While on the face of it, academy researchers see nothing to worry about in the new governance structure, much hangs on how it operates in practice. For Báldi it needs to work, “as a scientists-led body, like the Max Planck senate.” The senate is the main decision making body of the Max Planck Society, Germany’s most successful research network.
The new leadership structure could eliminate current frictions between directors of institutes and members of the learned society arm of the academy, Báldi believes. “It can be better than the recent situation, when any non-competent academician can criticise the directors [of research institutes], simply because they are member of the academy,” he said.
However, after previous attacks on academic freedom, there are doubts among researchers that the government will hold to its part of the agreement. “It is very unfortunate that the credibility and reputation of ITM [Ministry of Innovation and Technology] is around absolute zero, 0 degrees Kelvin,” Báldi said.
Last year, an article published by Hungarian pro-government magazine Figyelo, entitled “Immigration, homosexual rights and gender science – these topics occupy the researchers of the academy”, claimed the research topics of the Centre for Social Sciences of the academy are politically suspicious and that the government should have a greater insight into the academy’s work.
“The right wing media published many dirty and fake news about the academy, destroying a lot of its reputation,” said Báldi.
Innovation as an excuse
The academy’s social sciences institutes “are obviously the number one target of the attack,” said Vajda.

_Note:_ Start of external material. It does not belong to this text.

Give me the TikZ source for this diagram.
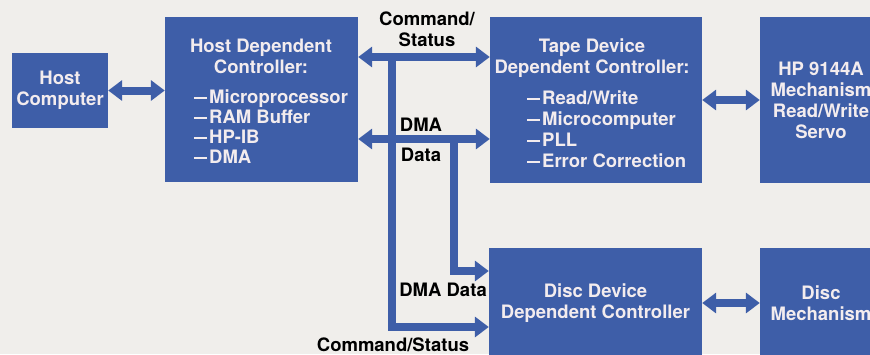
\documentclass[tikz,border=0pt]{standalone}
\usepackage{fontspec}
\setmainfont{TeX Gyre Heros}
\usetikzlibrary{arrows.meta}
\definecolor{hpblue}{RGB}{62,94,168}
\definecolor{paper}{RGB}{240,238,235}
\definecolor{boxtext}{RGB}{243,236,238}
\newcommand\ldash{\rule[4.8pt]{13pt}{2.4pt}\hspace{2pt}}
\begin{document}
\begin{tikzpicture}[x=1pt, y=-1pt,
		blk/.style={fill=hpblue, inner sep=0pt, text=boxtext, align=center,
			font=\fontsize{18.5}{21}\selectfont\bfseries},
		intext/.style={text=boxtext, inner sep=0pt, align=center,
			font=\fontsize{18.5}{21}\selectfont\bfseries},
		lbl/.style={text=black, inner sep=0pt, align=center,
			font=\fontsize{18.5}{21}\selectfont\bfseries},
		bus/.style={draw=hpblue, line width=8pt, line join=miter},
		both/.style={{Triangle[width=20pt,length=14pt]}-{Triangle[width=20pt,length=14pt]}},
		one/.style={-{Triangle[width=20pt,length=14pt]}}]
		\useasboundingbox (0,0) rectangle (870,354);
		\clip (0,0) rectangle (870,354);
		\fill[paper] (0,0) rectangle (870,354);
		% blocks
		\node[blk, minimum width=96pt, minimum height=75pt] (host) at (60,90.5) {Host\\Computer};
		\node[blk, minimum width=193pt, minimum height=165pt] (hdc) at (261.5,99.5) {};
		\node[blk, minimum width=212pt, minimum height=166pt] (tape) at (596,100) {};
		\node[blk, minimum width=122pt, minimum height=166pt] (hpmech) at (821,100) {HP 9144A\\Mechanism\\Read/Write\\Servo};
		\node[blk, minimum width=213pt, minimum height=110pt] (disc) at (595.5,303) {Disc Device\\Dependent Controller};
		\node[blk, minimum width=122pt, minimum height=110pt] (dmech) at (821,303) {Disc\\Mechanism};
		% block texts
		\node[intext] (hdctitle) at (261,56) {Host Dependent\\Controller:};
		\node[intext, align=left, anchor=north west, font=\fontsize{18.5}{20}\selectfont\bfseries] (hdclist) at (194,90)
			{\ldash Microprocessor\\\ldash RAM Buffer\\\ldash HP-IB\\\ldash DMA};
		\node[intext] (tapetitle) at (592,58) {Tape Device\\Dependent Controller:};
		\node[intext, align=left, anchor=north west] (tapelist) at (527,91)
			{\ldash Read/Write\\\ldash Microcomputer\\\ldash PLL\\\ldash Error Correction};
		% bus points
		\coordinate (ycmd) at (0,57);
		\coordinate (ydma) at (0,139);
		\coordinate (xcmd) at (392,0);
		\coordinate (xdma) at (454,0);
		\coordinate (ydd) at (0,271);
		\coordinate (ydc) at (0,327);
		\draw[bus, one] (xcmd |- ycmd) |- (disc.west |- ydc);
		\draw[bus, one] (xdma |- ydma) |- (disc.west |- ydd);
		\foreach \y in {ycmd, ydma}{
			\draw[bus, both] (hdc.east |- \y) -- (tape.west |- \y);
		}
		\draw[bus, both] (host.east) -- (host.east -| hdc.west);
		\draw[bus, both] (tape.east) -- (hpmech.west);
		\draw[bus, both] (disc.east) -- (dmech.west);
		% bus labels
		\node[lbl] (cmdlbl) at (427,29) {Command/\\Status};
		\node[lbl] (dmalbl) at (421,125) {DMA};
		\node[lbl] (datalbl) at (421,155) {Data};
		\node[lbl, anchor=east] (dmadata) at (487,290) {DMA Data};
		\node[lbl] (cmdstat) at (393,345) {Command/Status};
	\end{tikzpicture}
\end{document}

In a list published at an earlier stage of the row between the government and the academy, naming institutes that would be integrated into other entities, the Centre for Economic and Regional Studies “was specifically mentioned as one that would be closed down,” Vajda said.
The government recently organised consultations with regional stakeholders as part of broader plans to overhaul its research and innovation system, under which it will set up two separate funding streams, one for research and another for innovation. The aim is to help Hungarian companies innovate, encourage universities and research institutes to strengthen ties with industry, and to raise income by providing innovation services.
The reform also aims to boost private research, innovation and knowledge transfer, and encourage SMEs to focus more on R&D.
Favouring research with more immediate impact is seen by humanities researchers as an attempt to muzzle social sciences. “[It] looks like an excuse to finish research activities that may be critical of the government and suppress autonomous, reflective thinking,” said Vajda.
The European Union is in the thick of negotiations for its next budgetary cycle, which could see funds cut from infrastructure projects and allocated to research and innovation.
Hungary has been one of the main recipients of EU funding for roads and other infrastructure projects. Báldi argues the government is now trying to adapt to the new spending strategies in Brussels and get its research strategy in line with EU priorities. “This is probably one aim of the government, to have a successful institution network with competitive strength at the EU level, but under their control,” Báldi said.
Báldi is worried the government will try to take over the new body governing the academy’s institutes. “I am afraid that sooner or later they will take over the full control of the governing [body] to have a ruling voice on EU R&I incomes in Hungary. Negotiations, however, between the ministry and the researchers' community is still going on.”
Editor's note: This article has been updated March 20 to clarify that the agreement signed by the president of the academy and the minister for innovation and technology will be put to a vote in the academy’s general assembly.